— Begin Dataset section —

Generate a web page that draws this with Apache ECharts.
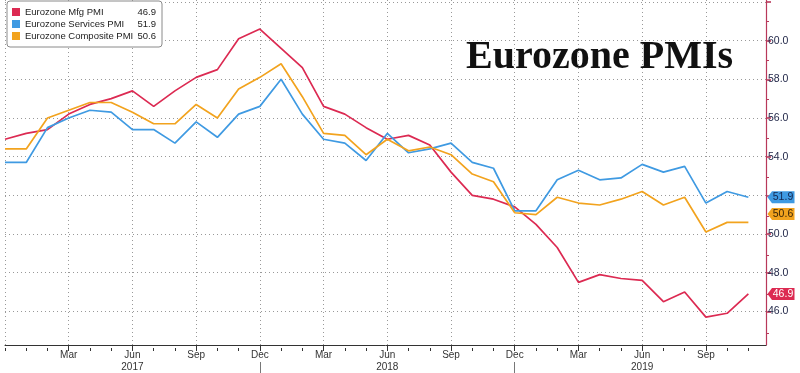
<!DOCTYPE html>
<html><head><meta charset="utf-8">
<script src="https://cdn.jsdelivr.net/npm/echarts@6/dist/echarts.min.js"></script>
<style>html,body{margin:0;padding:0;background:#fff}#c{width:800px;height:373px}</style>
</head><body><div id="c"></div>
<script>
const months = ['Dec 2016','Jan 2017','Feb 2017','Mar 2017','Apr 2017','May 2017','Jun 2017','Jul 2017','Aug 2017','Sep 2017','Oct 2017','Nov 2017',
  'Dec 2017','Jan 2018','Feb 2018','Mar 2018','Apr 2018','May 2018','Jun 2018','Jul 2018','Aug 2018','Sep 2018','Oct 2018','Nov 2018',
  'Dec 2018','Jan 2019','Feb 2019','Mar 2019','Apr 2019','May 2019','Jun 2019','Jul 2019','Aug 2019','Sep 2019','Oct 2019','Nov 2019'];
const seriesNames = ['Eurozone Mfg PMI','Eurozone Services PMI','Eurozone Composite PMI'];
const mfg = [54.9,55.2,55.4,56.2,56.7,57.0,57.4,56.6,57.4,58.1,58.5,60.1,60.6,59.6,58.6,56.6,56.2,55.5,54.9,55.1,54.6,53.2,52.0,51.8,51.4,50.5,49.3,47.5,47.9,47.7,47.6,46.5,47.0,45.7,45.9,46.9];
const services = [53.7,53.7,55.5,56.0,56.4,56.3,55.4,55.4,54.7,55.8,55.0,56.2,56.6,58.0,56.2,54.9,54.7,53.8,55.2,54.2,54.4,54.7,53.7,53.4,51.2,51.2,52.8,53.3,52.8,52.9,53.6,53.2,53.5,51.6,52.2,51.9];
const composite = [54.4,54.4,56.0,56.4,56.8,56.8,56.3,55.7,55.7,56.7,56.0,57.5,58.1,58.8,57.1,55.2,55.1,54.1,54.9,54.3,54.5,54.1,53.1,52.7,51.1,51.0,51.9,51.6,51.5,51.8,52.2,51.5,51.9,50.1,50.6,50.6];
const yLabelValues = [46,48,50,54,56,58,60];
const yMajorTicks = [46,48,50,52,54,56,58,60,62];
const yMinorTicks = [45,47,49,51,53,55,57,59,61];
const yearDividers = [12,24];

const colors = ['#dc2a52','#3f9ae2','#f2a31e'];
const tagText = ['#ffffff','#14264f','#3a2608'];
const tagDy = [0,0,-8.5];
const allSeries = [mfg, services, composite];
const X_MAX = 35.83;
const FONT = 'Liberation Sans';
const GRID = {left: 5, right: 34, top: 0, bottom: 25, containLabel: false};

const monthTicks = months.map((m,i)=>i);

const series = allSeries.map((vals, k) => {
  const last = vals[vals.length-1];
  return {
    name: seriesNames[k], type: 'line', xAxisIndex: 0, yAxisIndex: 0,
    data: vals.map((v,i)=>[i,v]), showSymbol: false, animation: false,
    lineStyle: {width: 1.7, color: colors[k]}, itemStyle: {color: colors[k]},
    markPoint: {
      silent: true, animation: false, z: 20,
      symbol: 'path://M0,6 L5,0 L30,0 L30,12 L5,12 Z',
      symbolSize: [27, 12], symbolKeepAspect: false,
      symbolOffset: [15, tagDy[k]],
      itemStyle: {color: colors[k]},
      label: {show: true, position: 'inside', color: tagText[k], fontFamily: FONT, fontSize: 10.5, offset: [2, 0],
        formatter: p => p.value.toFixed(1)},
      data: [{coord: [X_MAX, last], value: last}]
    }
  };
});

const chart = echarts.init(document.getElementById('c'), null, {renderer: 'canvas'});
chart.setOption({
  backgroundColor: '#fff',
  animation: false,
  title: {text: 'Eurozone PMIs', left: 461, top: 33,
    textStyle: {fontFamily: 'Liberation Serif', fontWeight: 'bold', fontSize: 40, color: '#111'}},
  legend: {
    left: 7, top: 1, orient: 'vertical', padding: [5,6,5,5], itemGap: 0,
    itemWidth: 8, itemHeight: 8, icon: 'rect',
    backgroundColor: '#fff', borderColor: '#8a8a8a', borderWidth: 1, borderRadius: 3,
    data: seriesNames,
    formatter: name => {
      const k = seriesNames.indexOf(name);
      const v = allSeries[k][allSeries[k].length-1];
      return '{n|' + name + '}{v|' + v.toFixed(1) + '}';
    },
    textStyle: {fontFamily: FONT, fontSize: 9.5, color: '#222', lineHeight: 12,
      rich: {n: {width: 109, fontFamily: FONT, fontSize: 9.5, color: '#222'},
             v: {width: 22, align: 'right', fontFamily: FONT, fontSize: 9.5, color: '#222'}}}
  },
  grid: [Object.assign({}, GRID), Object.assign({}, GRID)],
  xAxis: [
    {type: 'value', gridIndex: 0, min: 0, max: X_MAX, interval: 3,
      axisLine: {show: true, onZero: false, lineStyle: {color: '#333', width: 1}},
      axisTick: {show: true, length: 4, lineStyle: {color: '#333'}},
      axisLabel: {show: true, margin: 4, fontFamily: FONT, fontSize: 10, color: '#333', lineHeight: 12,
        showMinLabel: false, showMaxLabel: false,
        formatter: v => {
          if (Math.abs(v - Math.round(v)) > 1e-6) return '';
          const m = months[Math.round(v)]; if (!m) return '';
          const parts = m.split(' ');
          return parts[0] === 'Jun' ? parts[0] + '\n' + parts[1] : parts[0];
        }},
      splitLine: {show: true, lineStyle: {color: '#999', type: [1,3], width: 1}}
    },
    {type: 'value', gridIndex: 1, min: 0, max: X_MAX, position: 'bottom',
      axisLine: {show: false, onZero: false}, axisLabel: {show: false}, splitLine: {show: false},
      axisTick: {show: true, length: 3, customValues: monthTicks, lineStyle: {color: '#333'}}
    },
    {type: 'value', gridIndex: 1, min: 0, max: X_MAX, position: 'bottom', offset: 14,
      axisLine: {show: false, onZero: false}, axisLabel: {show: false}, splitLine: {show: false},
      axisTick: {show: true, length: 12, customValues: yearDividers, lineStyle: {color: '#777'}}
    }
  ],
  yAxis: [
    {type: 'value', gridIndex: 0, position: 'right', min: 44.26, max: 62.1,
      axisLine: {show: true, onZero: false, lineStyle: {color: '#b8385a', width: 1.2}},
      axisTick: {show: true, length: 5, customValues: yMajorTicks, lineStyle: {color: '#b8385a', width: 1.6}},
      axisLabel: {show: true, margin: 2, customValues: yLabelValues, fontFamily: FONT, fontSize: 10.5, color: '#1c2244',
        formatter: v => v.toFixed(1)},
      splitLine: {show: true, lineStyle: {color: '#999', type: [1,3], width: 1}}
    },
    {type: 'value', gridIndex: 1, position: 'right', min: 44.26, max: 62.1,
      axisLine: {show: false, onZero: false}, axisLabel: {show: false}, splitLine: {show: false},
      axisTick: {show: true, length: 3, customValues: yMinorTicks, lineStyle: {color: '#b8385a'}}
    }
  ],
  series: series
});
</script></body></html>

— End Dataset section —

→ Task details
Quote all the lines above exactly as given. Do not include the pictures.

→ Exercise result
Generate a web page that draws this with Apache ECharts.
<!DOCTYPE html>
<html><head><meta charset="utf-8">
<script src="https://cdn.jsdelivr.net/npm/echarts@6/dist/echarts.min.js"></script>
<style>html,body{margin:0;padding:0;background:#fff}#c{width:800px;height:373px}</style>
</head><body><div id="c"></div>
<script>
const months = ['Dec 2016','Jan 2017','Feb 2017','Mar 2017','Apr 2017','May 2017','Jun 2017','Jul 2017','Aug 2017','Sep 2017','Oct 2017','Nov 2017',
  'Dec 2017','Jan 2018','Feb 2018','Mar 2018','Apr 2018','May 2018','Jun 2018','Jul 2018','Aug 2018','Sep 2018','Oct 2018','Nov 2018',
  'Dec 2018','Jan 2019','Feb 2019','Mar 2019','Apr 2019','May 2019','Jun 2019','Jul 2019','Aug 2019','Sep 2019','Oct 2019','Nov 2019'];
const seriesNames = ['Eurozone Mfg PMI','Eurozone Services PMI','Eurozone Composite PMI'];
const mfg = [54.9,55.2,55.4,56.2,56.7,57.0,57.4,56.6,57.4,58.1,58.5,60.1,60.6,59.6,58.6,56.6,56.2,55.5,54.9,55.1,54.6,53.2,52.0,51.8,51.4,50.5,49.3,47.5,47.9,47.7,47.6,46.5,47.0,45.7,45.9,46.9];
const services = [53.7,53.7,55.5,56.0,56.4,56.3,55.4,55.4,54.7,55.8,55.0,56.2,56.6,58.0,56.2,54.9,54.7,53.8,55.2,54.2,54.4,54.7,53.7,53.4,51.2,51.2,52.8,53.3,52.8,52.9,53.6,53.2,53.5,51.6,52.2,51.9];
const composite = [54.4,54.4,56.0,56.4,56.8,56.8,56.3,55.7,55.7,56.7,56.0,57.5,58.1,58.8,57.1,55.2,55.1,54.1,54.9,54.3,54.5,54.1,53.1,52.7,51.1,51.0,51.9,51.6,51.5,51.8,52.2,51.5,51.9,50.1,50.6,50.6];
const yLabelValues = [46,48,50,54,56,58,60];
const yMajorTicks = [46,48,50,52,54,56,58,60,62];
const yMinorTicks = [45,47,49,51,53,55,57,59,61];
const yearDividers = [12,24];

const colors = ['#dc2a52','#3f9ae2','#f2a31e'];
const tagText = ['#ffffff','#14264f','#3a2608'];
const tagDy = [0,0,-8.5];
const allSeries = [mfg, services, composite];
const X_MAX = 35.83;
const FONT = 'Liberation Sans';
const GRID = {left: 5, right: 34, top: 0, bottom: 25, containLabel: false};

const monthTicks = months.map((m,i)=>i);

const series = allSeries.map((vals, k) => {
  const last = vals[vals.length-1];
  return {
    name: seriesNames[k], type: 'line', xAxisIndex: 0, yAxisIndex: 0,
    data: vals.map((v,i)=>[i,v]), showSymbol: false, animation: false,
    lineStyle: {width: 1.7, color: colors[k]}, itemStyle: {color: colors[k]},
    markPoint: {
      silent: true, animation: false, z: 20,
      symbol: 'path://M0,6 L5,0 L30,0 L30,12 L5,12 Z',
      symbolSize: [27, 12], symbolKeepAspect: false,
      symbolOffset: [15, tagDy[k]],
      itemStyle: {color: colors[k]},
      label: {show: true, position: 'inside', color: tagText[k], fontFamily: FONT, fontSize: 10.5, offset: [2, 0],
        formatter: p => p.value.toFixed(1)},
      data: [{coord: [X_MAX, last], value: last}]
    }
  };
});

const chart = echarts.init(document.getElementById('c'), null, {renderer: 'canvas'});
chart.setOption({
  backgroundColor: '#fff',
  animation: false,
  title: {text: 'Eurozone PMIs', left: 461, top: 33,
    textStyle: {fontFamily: 'Liberation Serif', fontWeight: 'bold', fontSize: 40, color: '#111'}},
  legend: {
    left: 7, top: 1, orient: 'vertical', padding: [5,6,5,5], itemGap: 0,
    itemWidth: 8, itemHeight: 8, icon: 'rect',
    backgroundColor: '#fff', borderColor: '#8a8a8a', borderWidth: 1, borderRadius: 3,
    data: seriesNames,
    formatter: name => {
      const k = seriesNames.indexOf(name);
      const v = allSeries[k][allSeries[k].length-1];
      return '{n|' + name + '}{v|' + v.toFixed(1) + '}';
    },
    textStyle: {fontFamily: FONT, fontSize: 9.5, color: '#222', lineHeight: 12,
      rich: {n: {width: 109, fontFamily: FONT, fontSize: 9.5, color: '#222'},
             v: {width: 22, align: 'right', fontFamily: FONT, fontSize: 9.5, color: '#222'}}}
  },
  grid: [Object.assign({}, GRID), Object.assign({}, GRID)],
  xAxis: [
    {type: 'value', gridIndex: 0, min: 0, max: X_MAX, interval: 3,
      axisLine: {show: true, onZero: false, lineStyle: {color: '#333', width: 1}},
      axisTick: {show: true, length: 4, lineStyle: {color: '#333'}},
      axisLabel: {show: true, margin: 4, fontFamily: FONT, fontSize: 10, color: '#333', lineHeight: 12,
        showMinLabel: false, showMaxLabel: false,
        formatter: v => {
          if (Math.abs(v - Math.round(v)) > 1e-6) return '';
          const m = months[Math.round(v)]; if (!m) return '';
          const parts = m.split(' ');
          return parts[0] === 'Jun' ? parts[0] + '\n' + parts[1] : parts[0];
        }},
      splitLine: {show: true, lineStyle: {color: '#999', type: [1,3], width: 1}}
    },
    {type: 'value', gridIndex: 1, min: 0, max: X_MAX, position: 'bottom',
      axisLine: {show: false, onZero: false}, axisLabel: {show: false}, splitLine: {show: false},
      axisTick: {show: true, length: 3, customValues: monthTicks, lineStyle: {color: '#333'}}
    },
    {type: 'value', gridIndex: 1, min: 0, max: X_MAX, position: 'bottom', offset: 14,
      axisLine: {show: false, onZero: false}, axisLabel: {show: false}, splitLine: {show: false},
      axisTick: {show: true, length: 12, customValues: yearDividers, lineStyle: {color: '#777'}}
    }
  ],
  yAxis: [
    {type: 'value', gridIndex: 0, position: 'right', min: 44.26, max: 62.1,
      axisLine: {show: true, onZero: false, lineStyle: {color: '#b8385a', width: 1.2}},
      axisTick: {show: true, length: 5, customValues: yMajorTicks, lineStyle: {color: '#b8385a', width: 1.6}},
      axisLabel: {show: true, margin: 2, customValues: yLabelValues, fontFamily: FONT, fontSize: 10.5, color: '#1c2244',
        formatter: v => v.toFixed(1)},
      splitLine: {show: true, lineStyle: {color: '#999', type: [1,3], width: 1}}
    },
    {type: 'value', gridIndex: 1, position: 'right', min: 44.26, max: 62.1,
      axisLine: {show: false, onZero: false}, axisLabel: {show: false}, splitLine: {show: false},
      axisTick: {show: true, length: 3, customValues: yMinorTicks, lineStyle: {color: '#b8385a'}}
    }
  ],
  series: series
});
</script></body></html>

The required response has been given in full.